▸ **EXERCISE**: Say how many lines in the data below contain the word "matplotlib", and give no other text.

### RECORDS FOR THIS EXERCISE

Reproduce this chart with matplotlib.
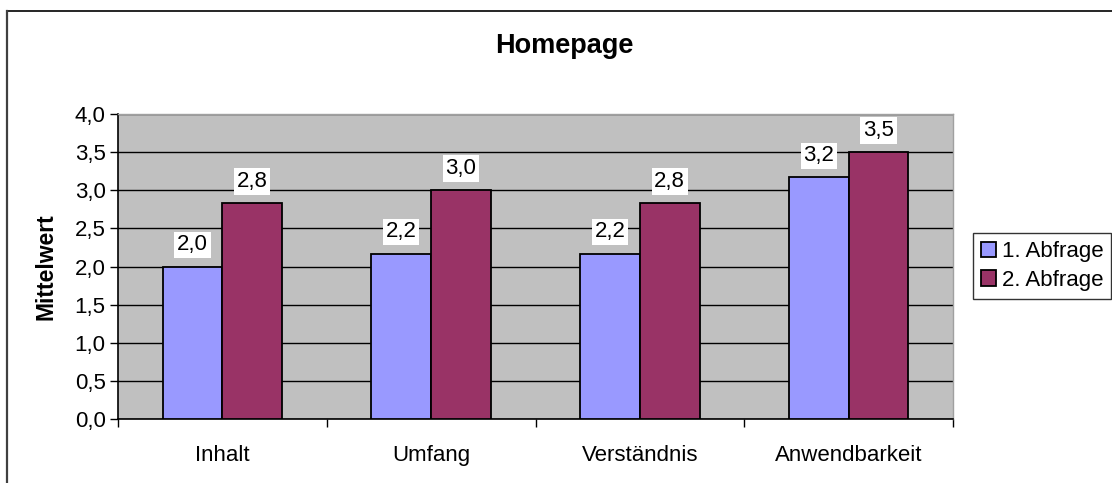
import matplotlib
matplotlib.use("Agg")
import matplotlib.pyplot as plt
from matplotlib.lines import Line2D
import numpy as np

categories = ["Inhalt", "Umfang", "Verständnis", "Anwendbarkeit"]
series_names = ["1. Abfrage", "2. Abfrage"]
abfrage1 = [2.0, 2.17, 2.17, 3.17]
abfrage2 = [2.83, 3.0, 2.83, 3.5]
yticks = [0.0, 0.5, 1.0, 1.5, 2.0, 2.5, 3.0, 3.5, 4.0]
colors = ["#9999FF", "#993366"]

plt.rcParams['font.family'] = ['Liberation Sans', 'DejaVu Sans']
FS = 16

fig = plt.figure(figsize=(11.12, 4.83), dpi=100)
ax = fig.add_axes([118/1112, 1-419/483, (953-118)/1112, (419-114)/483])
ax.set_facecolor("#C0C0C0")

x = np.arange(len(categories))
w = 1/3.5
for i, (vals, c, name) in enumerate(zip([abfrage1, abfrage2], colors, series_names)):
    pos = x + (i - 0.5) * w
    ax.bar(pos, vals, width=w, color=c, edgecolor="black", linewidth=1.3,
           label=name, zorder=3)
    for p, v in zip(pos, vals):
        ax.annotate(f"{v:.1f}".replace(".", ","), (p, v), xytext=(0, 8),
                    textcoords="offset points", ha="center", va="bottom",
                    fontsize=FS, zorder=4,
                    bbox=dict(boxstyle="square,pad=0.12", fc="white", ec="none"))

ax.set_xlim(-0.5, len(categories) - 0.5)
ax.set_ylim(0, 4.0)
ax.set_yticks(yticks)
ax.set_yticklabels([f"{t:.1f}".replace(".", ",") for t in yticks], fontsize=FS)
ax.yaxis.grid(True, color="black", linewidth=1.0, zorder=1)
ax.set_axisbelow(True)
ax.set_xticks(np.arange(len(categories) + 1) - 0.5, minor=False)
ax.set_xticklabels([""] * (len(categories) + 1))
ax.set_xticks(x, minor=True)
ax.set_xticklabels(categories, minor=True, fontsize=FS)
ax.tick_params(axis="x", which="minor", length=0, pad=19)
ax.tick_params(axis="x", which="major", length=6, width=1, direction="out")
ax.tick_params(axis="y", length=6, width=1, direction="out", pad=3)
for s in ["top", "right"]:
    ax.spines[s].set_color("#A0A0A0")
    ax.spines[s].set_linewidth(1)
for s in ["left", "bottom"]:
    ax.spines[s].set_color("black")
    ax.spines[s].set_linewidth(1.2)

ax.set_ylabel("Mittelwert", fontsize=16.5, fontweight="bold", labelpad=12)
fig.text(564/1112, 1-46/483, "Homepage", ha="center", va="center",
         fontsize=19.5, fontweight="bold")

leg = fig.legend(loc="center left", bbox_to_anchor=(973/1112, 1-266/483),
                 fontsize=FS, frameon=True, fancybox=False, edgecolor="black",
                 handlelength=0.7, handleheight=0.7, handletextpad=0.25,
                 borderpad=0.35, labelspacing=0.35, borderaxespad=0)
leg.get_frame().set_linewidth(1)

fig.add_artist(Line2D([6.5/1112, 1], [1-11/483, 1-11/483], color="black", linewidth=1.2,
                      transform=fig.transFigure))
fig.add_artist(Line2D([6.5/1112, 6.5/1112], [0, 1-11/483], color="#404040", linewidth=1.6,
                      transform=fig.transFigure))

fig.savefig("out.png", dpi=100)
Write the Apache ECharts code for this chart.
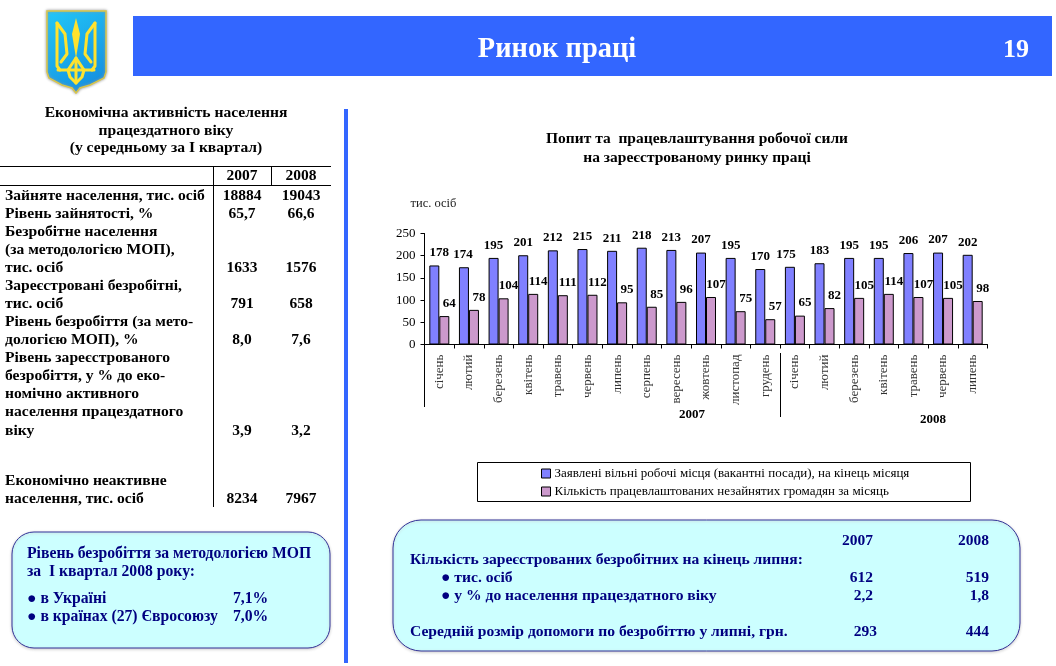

######

▸ **REPLY**: 5